Synod Synopsis: Part Two
Last week I wrote the first of three installments summarizing my first-hand experience of the work of the Synod of the Christian Reformed Church in North America, 2022. Synod adopted the following recommendation which has created quite a bit of celebration or consternation (depending on who you talk to), media attention, and unfortunate misunderstanding:
“‘Unchastity’ in the Heidelberg Catechism Q. and A. 108 encompasses adultery, premarital sex, extra-marital sex, sexual violence within and outside of covenantal marriage, polyamory, pornography, and homosexual sex, all of which violate the Seventh Commandment.”
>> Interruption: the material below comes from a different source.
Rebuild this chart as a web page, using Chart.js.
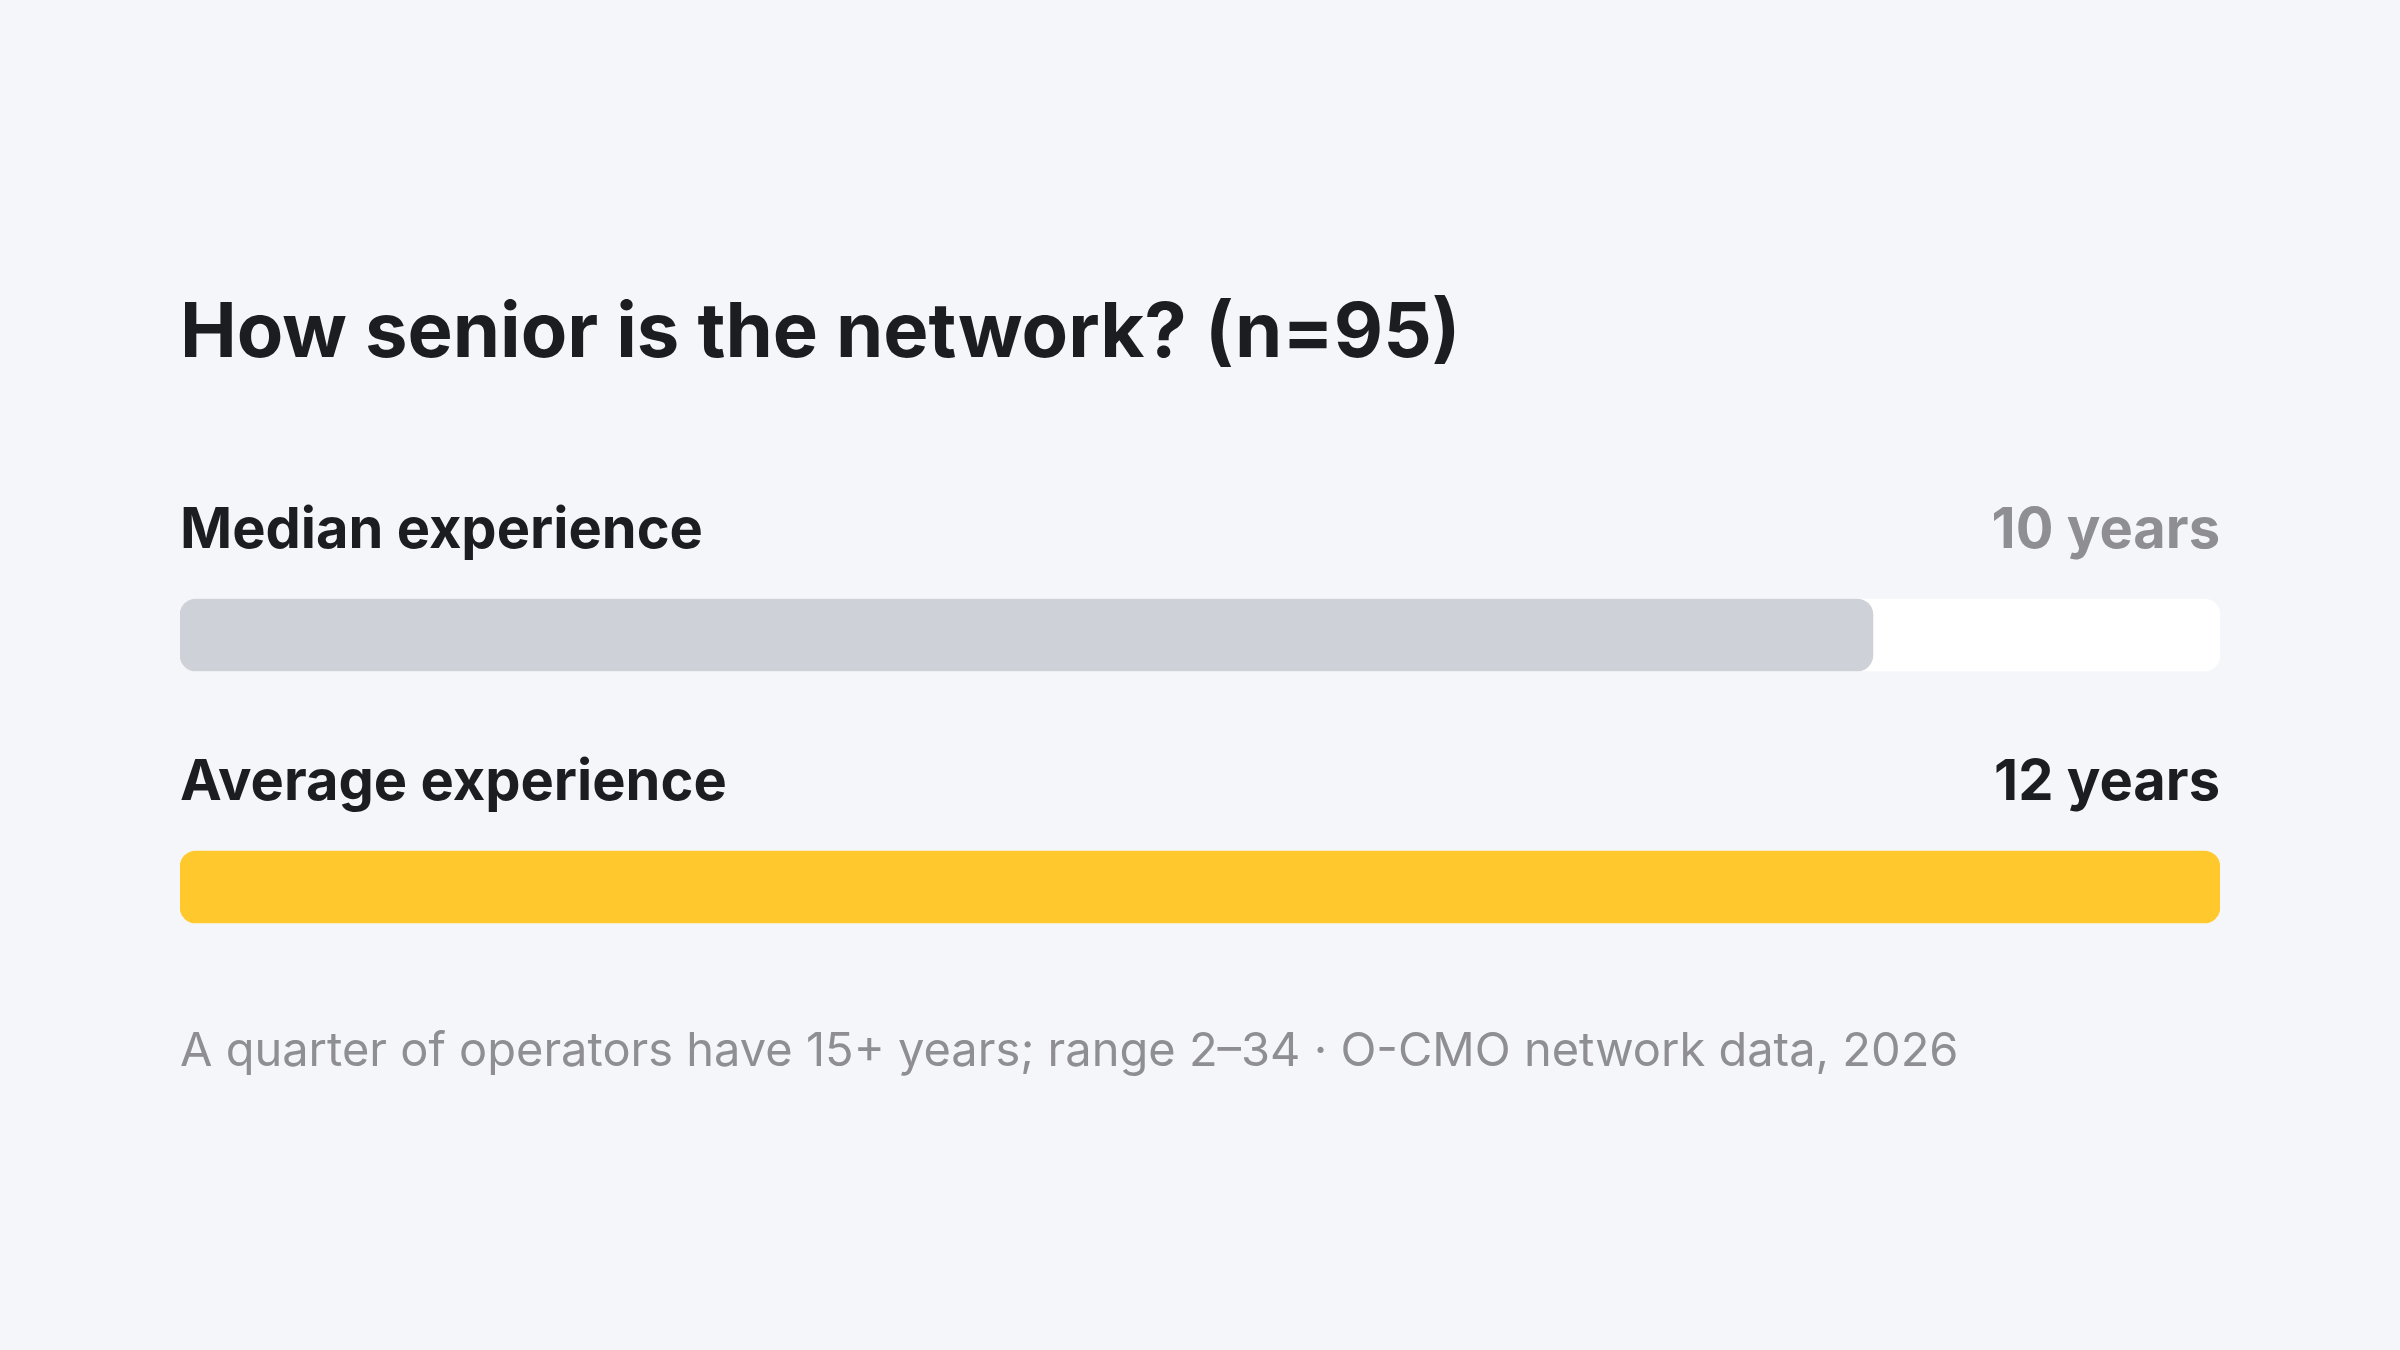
<!DOCTYPE html>
<html>
<head>
<meta charset="utf-8">
<script src="https://cdn.jsdelivr.net/npm/chart.js@4.4.1/dist/chart.umd.min.js"></script>
<style>
  html, body { margin: 0; padding: 0; background: #f5f6fa; }
  canvas { display: block; }
</style>
</head>
<body>
<canvas id="chart" width="2400" height="1350"></canvas>
<script>
const categories = ["Median experience", "Average experience"];
const values = [10, 12.05];
const valueLabels = ["10 years", "12 years"];
const scaleMax = 12.05;
const trackValues = [12.05, 12.05];

const titleText = "How senior is the network? (n=95)";
const noteText = "A quarter of operators have 15+ years; range 2\u201334 \u00b7 O-CMO network data, 2026";

const barColors = ["#cfd1d9", "#ffc82c"];
const valueColors = ["#8e8e93", "#1c1d21"];
const ink = "#1c1d21";
const FONT = "Inter, 'Noto Sans', sans-serif";

// draws title, row labels, value labels and the footnote
const textPlugin = {
  id: "rowText",
  afterDatasetsDraw(chart) {
    const ctx = chart.ctx;
    const area = chart.chartArea;
    const meta = chart.getDatasetMeta(1);
    ctx.save();
    ctx.textBaseline = "alphabetic";

    ctx.fillStyle = ink;
    ctx.font = "bold 76px " + FONT;
    ctx.textAlign = "left";
    ctx.fillText(titleText, area.left, 357);

    meta.data.forEach((bar, i) => {
      const top = bar.y - bar.height / 2;
      ctx.font = "bold 56px " + FONT;
      ctx.textAlign = "left";
      ctx.fillStyle = ink;
      ctx.fillText(categories[i], area.left, top - 51);
      ctx.textAlign = "right";
      ctx.fillStyle = valueColors[i];
      ctx.fillText(valueLabels[i], area.right, top - 51);
    });

    ctx.font = "47px " + FONT;
    ctx.textAlign = "left";
    ctx.fillStyle = "#8e8e93";
    ctx.fillText(noteText, area.left, 1066);
    ctx.restore();
  }
};

new Chart(document.getElementById("chart"), {
  type: "bar",
  data: {
    labels: categories,
    datasets: [
      {
        data: values,
        backgroundColor: barColors,
        borderRadius: 16,
        borderSkipped: false,
        barThickness: 72,
        grouped: false,
        order: 1
      },
      {
        data: trackValues,
        backgroundColor: "#ffffff",
        borderRadius: 16,
        borderSkipped: false,
        barThickness: 72,
        grouped: false,
        order: 2
      }
    ]
  },
  options: {
    indexAxis: "y",
    responsive: false,
    animation: false,
    layout: { padding: { top: 509, bottom: 337, left: 180, right: 180 } },
    scales: {
      x: { display: false, min: 0, max: scaleMax },
      y: { display: false }
    },
    plugins: {
      legend: { display: false },
      tooltip: { enabled: false }
    }
  },
  plugins: [textPlugin]
});
</script>
</body>
</html>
Two notes of explanation: (1) The Heidelberg Catechism is one of three Reformed Confessions that links us together with other Reformed believers through time and around the world. The three confessions are our collective way of summarizing core teachings of the Bible, done so through our unique Reformed theological lens and with a Reformed “accent.” Just like an American accent is not objectively superior to an Australian accent, so it goes in matters of our polity. (2) The Seventh Commandment is simply this: “Do not commit adultery.”
When Synod affirmed the statement above, it did so in a way that acknowledges that:
Jesus himself broadened the meaning of the Seventh Commandment so that we’re ALL guilty of breaking it (Matthew 5:28*) and in need of his forgiveness.
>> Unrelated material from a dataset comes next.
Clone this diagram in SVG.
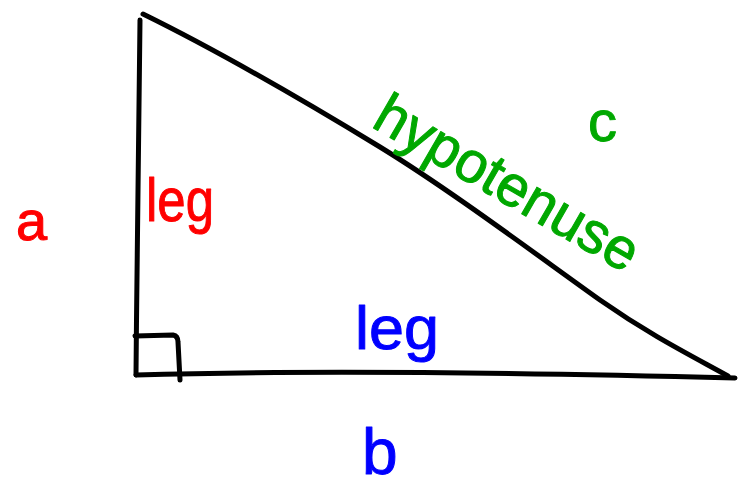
<svg xmlns="http://www.w3.org/2000/svg" width="738" height="487" viewBox="0 0 738 487">
<style>
.ink{fill:none;stroke:#000;stroke-width:5;stroke-linecap:round;stroke-linejoin:round}
.t{font-family:"Liberation Sans",Arial,sans-serif;stroke-width:1;stroke-linejoin:round}
.red{fill:#ff0000;stroke:#ff0000}
.green{fill:#00a800;stroke:#00a800}
.blue{fill:#0000ff;stroke:#0000ff}
</style>
<rect width="738" height="487" fill="#fff"/>
<g id="triangle">
<path class="ink" d="M140,20 C139,120 137,250 136,375"/>
<path class="ink" d="M143,14 C200,42 270,80 380,147 C450,190 530,250 600,300 C650,335 690,355 728,376"/>
<path class="ink" d="M136,375 C300,370 500,372 735,378"/>
<path class="ink" d="M135,336 L173,335 Q178,336 178,342 L180,380"/>
</g>
<g id="labels">
<text class="t red" x="16" y="240" font-size="56">a</text>
<text class="t red" x="146" y="221" font-size="62" textLength="68" lengthAdjust="spacingAndGlyphs">leg</text>
<text class="t green" x="588" y="141" font-size="58">c</text>
<text class="t green" font-size="58" textLength="295" lengthAdjust="spacingAndGlyphs" transform="translate(370,126) rotate(30)">hypotenuse</text>
<text class="t blue" x="355" y="349" font-size="62" textLength="84" lengthAdjust="spacingAndGlyphs">leg</text>
<text class="t blue" x="362" y="474" font-size="64">b</text>
</g>
</svg>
The Catechism uses the word unchastity as a synonym for any and all breakage of the Seventh Commandment.
The list of sexual sins encompassed by the word unchastity has been agreed on for the 400+ years of Reformed Church history. This is especially important! Synod 2022 is not saying something new, but rather recognizing what has been commonly understood for centuries and only recently come to be redefined.
There is a strong objection in some corners of the Christian Reformed community to including same-sex sexual activity (and to a lesser extent and for different reasons, polyamory and pornography) under the heading of unchastity.
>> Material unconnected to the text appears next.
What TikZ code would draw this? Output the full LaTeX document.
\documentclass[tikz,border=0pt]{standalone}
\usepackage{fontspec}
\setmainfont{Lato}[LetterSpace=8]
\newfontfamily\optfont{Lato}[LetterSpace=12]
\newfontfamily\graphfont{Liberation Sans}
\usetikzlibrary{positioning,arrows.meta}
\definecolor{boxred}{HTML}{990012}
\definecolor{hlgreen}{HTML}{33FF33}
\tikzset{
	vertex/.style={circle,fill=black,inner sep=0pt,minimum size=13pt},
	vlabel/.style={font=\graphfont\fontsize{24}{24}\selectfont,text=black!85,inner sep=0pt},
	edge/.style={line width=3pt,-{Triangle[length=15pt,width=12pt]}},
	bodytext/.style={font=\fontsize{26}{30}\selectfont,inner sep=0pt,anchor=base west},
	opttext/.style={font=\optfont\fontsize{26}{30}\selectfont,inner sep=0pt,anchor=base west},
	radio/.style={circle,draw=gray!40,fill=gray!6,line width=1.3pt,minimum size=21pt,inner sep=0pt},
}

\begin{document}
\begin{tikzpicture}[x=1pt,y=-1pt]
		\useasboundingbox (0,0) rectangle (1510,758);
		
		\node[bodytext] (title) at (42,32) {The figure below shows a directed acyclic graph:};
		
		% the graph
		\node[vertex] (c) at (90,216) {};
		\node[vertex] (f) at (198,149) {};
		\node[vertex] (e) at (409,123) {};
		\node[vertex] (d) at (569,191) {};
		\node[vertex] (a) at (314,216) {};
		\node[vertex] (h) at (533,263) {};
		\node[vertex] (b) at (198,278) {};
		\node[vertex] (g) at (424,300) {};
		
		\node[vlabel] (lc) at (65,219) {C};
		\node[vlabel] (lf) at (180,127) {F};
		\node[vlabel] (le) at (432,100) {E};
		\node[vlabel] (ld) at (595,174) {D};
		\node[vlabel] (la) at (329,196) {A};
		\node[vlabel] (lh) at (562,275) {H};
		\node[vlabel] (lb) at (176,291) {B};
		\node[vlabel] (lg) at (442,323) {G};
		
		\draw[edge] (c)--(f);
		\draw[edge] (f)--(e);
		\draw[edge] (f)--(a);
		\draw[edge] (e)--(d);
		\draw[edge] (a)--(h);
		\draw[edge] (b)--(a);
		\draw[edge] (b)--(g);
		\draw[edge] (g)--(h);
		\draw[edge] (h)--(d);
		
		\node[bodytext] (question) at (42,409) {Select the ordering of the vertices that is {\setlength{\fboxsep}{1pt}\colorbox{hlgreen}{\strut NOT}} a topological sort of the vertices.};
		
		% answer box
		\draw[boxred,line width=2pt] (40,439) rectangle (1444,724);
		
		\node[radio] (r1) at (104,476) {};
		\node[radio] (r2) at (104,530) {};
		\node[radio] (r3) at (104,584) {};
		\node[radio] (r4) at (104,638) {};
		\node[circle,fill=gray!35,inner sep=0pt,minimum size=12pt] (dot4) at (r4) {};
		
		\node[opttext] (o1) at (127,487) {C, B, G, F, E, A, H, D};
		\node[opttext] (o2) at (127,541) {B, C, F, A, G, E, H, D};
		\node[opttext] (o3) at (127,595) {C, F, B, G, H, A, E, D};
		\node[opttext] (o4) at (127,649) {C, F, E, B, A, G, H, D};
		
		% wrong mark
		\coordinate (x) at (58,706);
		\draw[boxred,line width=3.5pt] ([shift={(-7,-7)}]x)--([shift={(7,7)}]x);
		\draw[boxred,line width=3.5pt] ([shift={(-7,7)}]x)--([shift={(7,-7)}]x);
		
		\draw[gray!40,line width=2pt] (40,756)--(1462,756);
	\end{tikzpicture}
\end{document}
Some of the recent headlines characterize this decision as hateful and imply that Christian Reformed Churches will thus be honor-bound to rid all sexually immoral persons from our congregations. God forbid! There would be no one left according to Jesus’ standard.
The standard of “chaste living” is meant FOR THE CHURCH and especially for those who are called and ordained to be leaders in the church. As followers of Jesus, we are a minority movement, called to flavor and brighten culture, not called to dominate or proscribe the laws of any land.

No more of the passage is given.